begin Source data

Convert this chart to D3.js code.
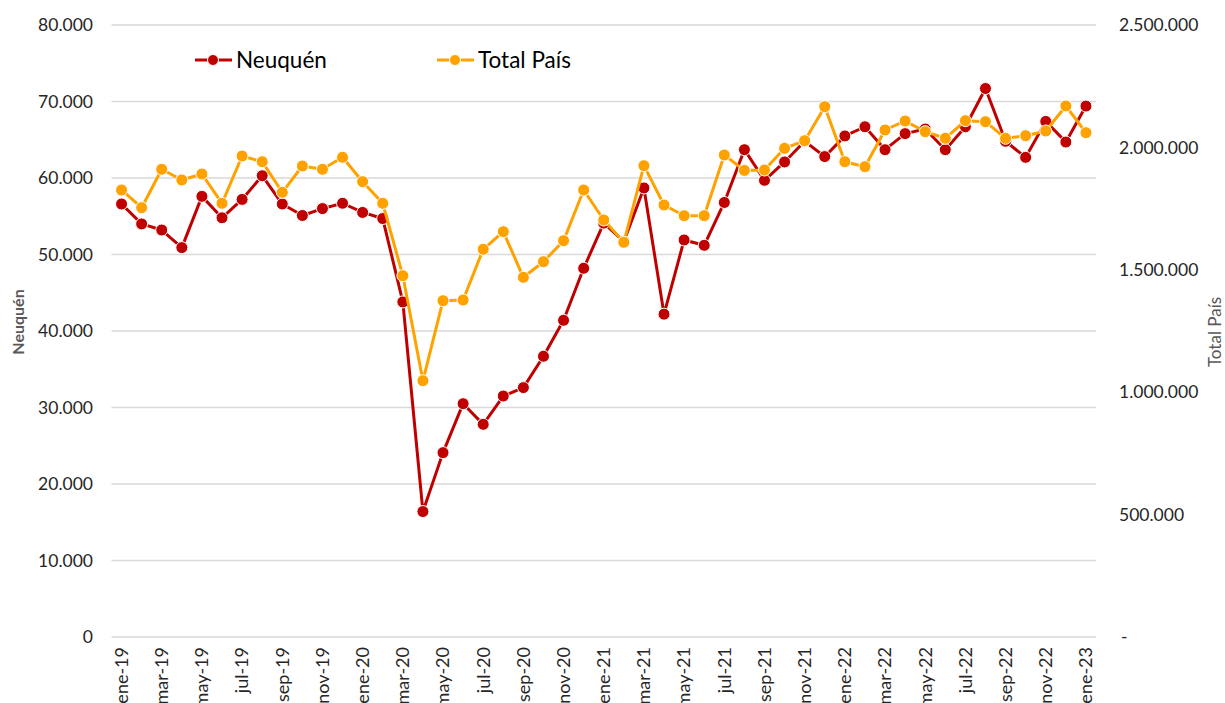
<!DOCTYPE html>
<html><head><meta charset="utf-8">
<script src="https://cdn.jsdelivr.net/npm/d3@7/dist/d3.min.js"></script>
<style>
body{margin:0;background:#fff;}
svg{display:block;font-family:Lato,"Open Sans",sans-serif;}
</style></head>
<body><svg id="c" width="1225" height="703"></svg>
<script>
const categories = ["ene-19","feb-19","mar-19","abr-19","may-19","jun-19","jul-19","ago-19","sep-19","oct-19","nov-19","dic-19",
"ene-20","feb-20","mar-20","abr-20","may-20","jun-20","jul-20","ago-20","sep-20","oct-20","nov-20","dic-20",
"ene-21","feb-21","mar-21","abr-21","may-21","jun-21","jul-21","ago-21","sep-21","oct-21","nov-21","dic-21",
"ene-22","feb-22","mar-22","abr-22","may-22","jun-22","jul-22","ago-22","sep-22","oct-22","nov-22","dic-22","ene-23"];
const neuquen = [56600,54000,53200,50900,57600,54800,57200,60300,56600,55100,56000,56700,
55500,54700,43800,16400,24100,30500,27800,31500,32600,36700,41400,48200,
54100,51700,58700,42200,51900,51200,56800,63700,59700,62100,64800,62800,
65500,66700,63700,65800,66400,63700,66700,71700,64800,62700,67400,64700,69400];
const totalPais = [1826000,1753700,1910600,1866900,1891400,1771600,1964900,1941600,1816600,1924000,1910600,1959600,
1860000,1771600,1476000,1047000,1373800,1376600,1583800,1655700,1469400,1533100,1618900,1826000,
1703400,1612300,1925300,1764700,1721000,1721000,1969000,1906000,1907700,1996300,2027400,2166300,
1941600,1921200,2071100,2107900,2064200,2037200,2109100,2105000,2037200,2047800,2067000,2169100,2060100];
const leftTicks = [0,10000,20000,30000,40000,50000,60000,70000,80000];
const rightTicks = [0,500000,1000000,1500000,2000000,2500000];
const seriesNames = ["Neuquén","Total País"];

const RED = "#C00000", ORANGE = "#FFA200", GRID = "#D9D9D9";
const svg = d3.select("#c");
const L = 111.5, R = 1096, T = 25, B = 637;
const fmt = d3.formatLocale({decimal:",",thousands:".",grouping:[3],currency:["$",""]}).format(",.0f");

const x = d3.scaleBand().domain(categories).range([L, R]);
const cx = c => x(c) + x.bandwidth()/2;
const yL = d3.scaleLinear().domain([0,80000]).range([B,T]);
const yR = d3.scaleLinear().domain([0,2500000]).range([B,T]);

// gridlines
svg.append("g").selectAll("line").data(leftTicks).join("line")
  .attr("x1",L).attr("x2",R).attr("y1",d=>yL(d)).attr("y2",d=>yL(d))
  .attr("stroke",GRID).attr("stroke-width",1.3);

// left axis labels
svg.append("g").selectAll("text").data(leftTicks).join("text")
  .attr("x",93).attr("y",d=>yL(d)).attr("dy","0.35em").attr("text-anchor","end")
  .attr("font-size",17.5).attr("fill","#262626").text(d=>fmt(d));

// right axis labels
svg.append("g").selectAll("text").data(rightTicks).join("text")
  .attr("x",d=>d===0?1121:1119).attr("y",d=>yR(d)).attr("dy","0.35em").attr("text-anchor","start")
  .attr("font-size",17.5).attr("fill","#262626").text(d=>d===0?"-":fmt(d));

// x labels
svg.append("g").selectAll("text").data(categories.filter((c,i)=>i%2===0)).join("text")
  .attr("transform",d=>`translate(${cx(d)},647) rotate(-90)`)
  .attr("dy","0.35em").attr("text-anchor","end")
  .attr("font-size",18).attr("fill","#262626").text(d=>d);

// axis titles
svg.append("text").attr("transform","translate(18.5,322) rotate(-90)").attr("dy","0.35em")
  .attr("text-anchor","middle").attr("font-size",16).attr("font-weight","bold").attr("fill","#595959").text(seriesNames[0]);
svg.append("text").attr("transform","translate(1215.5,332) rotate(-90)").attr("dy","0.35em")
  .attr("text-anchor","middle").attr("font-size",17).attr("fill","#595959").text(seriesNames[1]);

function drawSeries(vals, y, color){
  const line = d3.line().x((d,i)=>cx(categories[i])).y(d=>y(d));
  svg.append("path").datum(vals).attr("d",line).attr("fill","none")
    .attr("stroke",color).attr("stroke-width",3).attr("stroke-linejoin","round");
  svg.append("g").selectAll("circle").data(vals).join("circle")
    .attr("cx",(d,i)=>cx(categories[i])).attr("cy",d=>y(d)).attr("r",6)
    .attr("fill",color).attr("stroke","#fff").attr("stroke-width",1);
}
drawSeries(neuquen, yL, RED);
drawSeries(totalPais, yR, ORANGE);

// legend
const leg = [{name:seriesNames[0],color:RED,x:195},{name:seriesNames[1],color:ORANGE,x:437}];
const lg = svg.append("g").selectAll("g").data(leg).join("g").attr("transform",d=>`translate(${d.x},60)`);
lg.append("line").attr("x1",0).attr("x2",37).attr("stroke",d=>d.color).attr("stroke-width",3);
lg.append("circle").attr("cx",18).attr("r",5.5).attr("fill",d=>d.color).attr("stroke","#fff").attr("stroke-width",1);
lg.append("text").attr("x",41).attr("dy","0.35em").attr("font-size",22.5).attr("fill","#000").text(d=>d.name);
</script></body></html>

end Source data

**What to work on:** Copy the material exactly. Do not include the pictures.

**Reply to the task:**
Convert this chart to D3.js code.
<!DOCTYPE html>
<html><head><meta charset="utf-8">
<script src="https://cdn.jsdelivr.net/npm/d3@7/dist/d3.min.js"></script>
<style>
body{margin:0;background:#fff;}
svg{display:block;font-family:Lato,"Open Sans",sans-serif;}
</style></head>
<body><svg id="c" width="1225" height="703"></svg>
<script>
const categories = ["ene-19","feb-19","mar-19","abr-19","may-19","jun-19","jul-19","ago-19","sep-19","oct-19","nov-19","dic-19",
"ene-20","feb-20","mar-20","abr-20","may-20","jun-20","jul-20","ago-20","sep-20","oct-20","nov-20","dic-20",
"ene-21","feb-21","mar-21","abr-21","may-21","jun-21","jul-21","ago-21","sep-21","oct-21","nov-21","dic-21",
"ene-22","feb-22","mar-22","abr-22","may-22","jun-22","jul-22","ago-22","sep-22","oct-22","nov-22","dic-22","ene-23"];
const neuquen = [56600,54000,53200,50900,57600,54800,57200,60300,56600,55100,56000,56700,
55500,54700,43800,16400,24100,30500,27800,31500,32600,36700,41400,48200,
54100,51700,58700,42200,51900,51200,56800,63700,59700,62100,64800,62800,
65500,66700,63700,65800,66400,63700,66700,71700,64800,62700,67400,64700,69400];
const totalPais = [1826000,1753700,1910600,1866900,1891400,1771600,1964900,1941600,1816600,1924000,1910600,1959600,
1860000,1771600,1476000,1047000,1373800,1376600,1583800,1655700,1469400,1533100,1618900,1826000,
1703400,1612300,1925300,1764700,1721000,1721000,1969000,1906000,1907700,1996300,2027400,2166300,
1941600,1921200,2071100,2107900,2064200,2037200,2109100,2105000,2037200,2047800,2067000,2169100,2060100];
const leftTicks = [0,10000,20000,30000,40000,50000,60000,70000,80000];
const rightTicks = [0,500000,1000000,1500000,2000000,2500000];
const seriesNames = ["Neuquén","Total País"];

const RED = "#C00000", ORANGE = "#FFA200", GRID = "#D9D9D9";
const svg = d3.select("#c");
const L = 111.5, R = 1096, T = 25, B = 637;
const fmt = d3.formatLocale({decimal:",",thousands:".",grouping:[3],currency:["$",""]}).format(",.0f");

const x = d3.scaleBand().domain(categories).range([L, R]);
const cx = c => x(c) + x.bandwidth()/2;
const yL = d3.scaleLinear().domain([0,80000]).range([B,T]);
const yR = d3.scaleLinear().domain([0,2500000]).range([B,T]);

// gridlines
svg.append("g").selectAll("line").data(leftTicks).join("line")
  .attr("x1",L).attr("x2",R).attr("y1",d=>yL(d)).attr("y2",d=>yL(d))
  .attr("stroke",GRID).attr("stroke-width",1.3);

// left axis labels
svg.append("g").selectAll("text").data(leftTicks).join("text")
  .attr("x",93).attr("y",d=>yL(d)).attr("dy","0.35em").attr("text-anchor","end")
  .attr("font-size",17.5).attr("fill","#262626").text(d=>fmt(d));

// right axis labels
svg.append("g").selectAll("text").data(rightTicks).join("text")
  .attr("x",d=>d===0?1121:1119).attr("y",d=>yR(d)).attr("dy","0.35em").attr("text-anchor","start")
  .attr("font-size",17.5).attr("fill","#262626").text(d=>d===0?"-":fmt(d));

// x labels
svg.append("g").selectAll("text").data(categories.filter((c,i)=>i%2===0)).join("text")
  .attr("transform",d=>`translate(${cx(d)},647) rotate(-90)`)
  .attr("dy","0.35em").attr("text-anchor","end")
  .attr("font-size",18).attr("fill","#262626").text(d=>d);

// axis titles
svg.append("text").attr("transform","translate(18.5,322) rotate(-90)").attr("dy","0.35em")
  .attr("text-anchor","middle").attr("font-size",16).attr("font-weight","bold").attr("fill","#595959").text(seriesNames[0]);
svg.append("text").attr("transform","translate(1215.5,332) rotate(-90)").attr("dy","0.35em")
  .attr("text-anchor","middle").attr("font-size",17).attr("fill","#595959").text(seriesNames[1]);

function drawSeries(vals, y, color){
  const line = d3.line().x((d,i)=>cx(categories[i])).y(d=>y(d));
  svg.append("path").datum(vals).attr("d",line).attr("fill","none")
    .attr("stroke",color).attr("stroke-width",3).attr("stroke-linejoin","round");
  svg.append("g").selectAll("circle").data(vals).join("circle")
    .attr("cx",(d,i)=>cx(categories[i])).attr("cy",d=>y(d)).attr("r",6)
    .attr("fill",color).attr("stroke","#fff").attr("stroke-width",1);
}
drawSeries(neuquen, yL, RED);
drawSeries(totalPais, yR, ORANGE);

// legend
const leg = [{name:seriesNames[0],color:RED,x:195},{name:seriesNames[1],color:ORANGE,x:437}];
const lg = svg.append("g").selectAll("g").data(leg).join("g").attr("transform",d=>`translate(${d.x},60)`);
lg.append("line").attr("x1",0).attr("x2",37).attr("stroke",d=>d.color).attr("stroke-width",3);
lg.append("circle").attr("cx",18).attr("r",5.5).attr("fill",d=>d.color).attr("stroke","#fff").attr("stroke-width",1);
lg.append("text").attr("x",41).attr("dy","0.35em").attr("font-size",22.5).attr("fill","#000").text(d=>d.name);
</script></body></html>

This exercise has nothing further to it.